Eco-extremists can often be heard expressing their frustration that more people don’t take their climate change alarm-mongering more seriously. I realize this is just one guy, but… that’s partially because of moments like this. So brilliant.

Labour peer Viscount Simon, 73, raised concerns about the “smelly emissions” resulting from the UK’s unusually high consumption of baked beans.

He put energy and climate change minister Baroness Verma on the spot during the government’s daily question session in the upper chamber. …

Lord Simon said: “In a programme some months ago on the BBC it was stated that this country has the largest production of baked beans and the largest consumption of baked beans in the world.”

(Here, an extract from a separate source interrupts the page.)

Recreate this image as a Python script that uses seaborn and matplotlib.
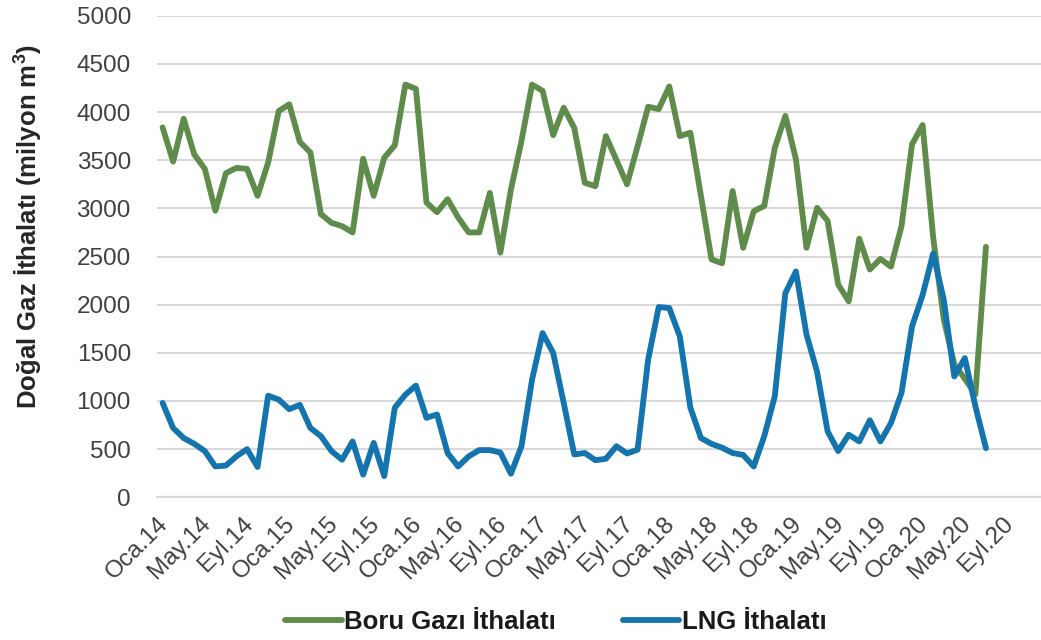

To laughter from peers, he added: “Could the noble baroness say whether this affects the calculation of global warming by the government as a result of the smelly emission resulting there from?”

Like, from baked beans, specifically? Because I’m pretty sure that the entire range of food fit for human consumption can cause — er — “smelly emissions” from any number of individual digestive tracts, and that baked beans are a relatively infinitesimal part of that total. Environmentalists have lately been emphasizing the particular heat-trapping potency of methane over carbon in their climate-change campaigns, and I suppose that if you want to argue that overall human flatulence in general could be a factor in our net methane emissions, that’s one thing — but not even our own Environmental Protection Agency has taken it quite that far yet. The federal government has enteric fermentation from livestock (i.e., cow toots) pegged as the number one cause of methane emissions in the United States right now, followed by the oil and natural gas industry and then things like landfills, manure management, and coal mining. I don’t think human flatulence quite made the cut on this list of things we should be all that worried about.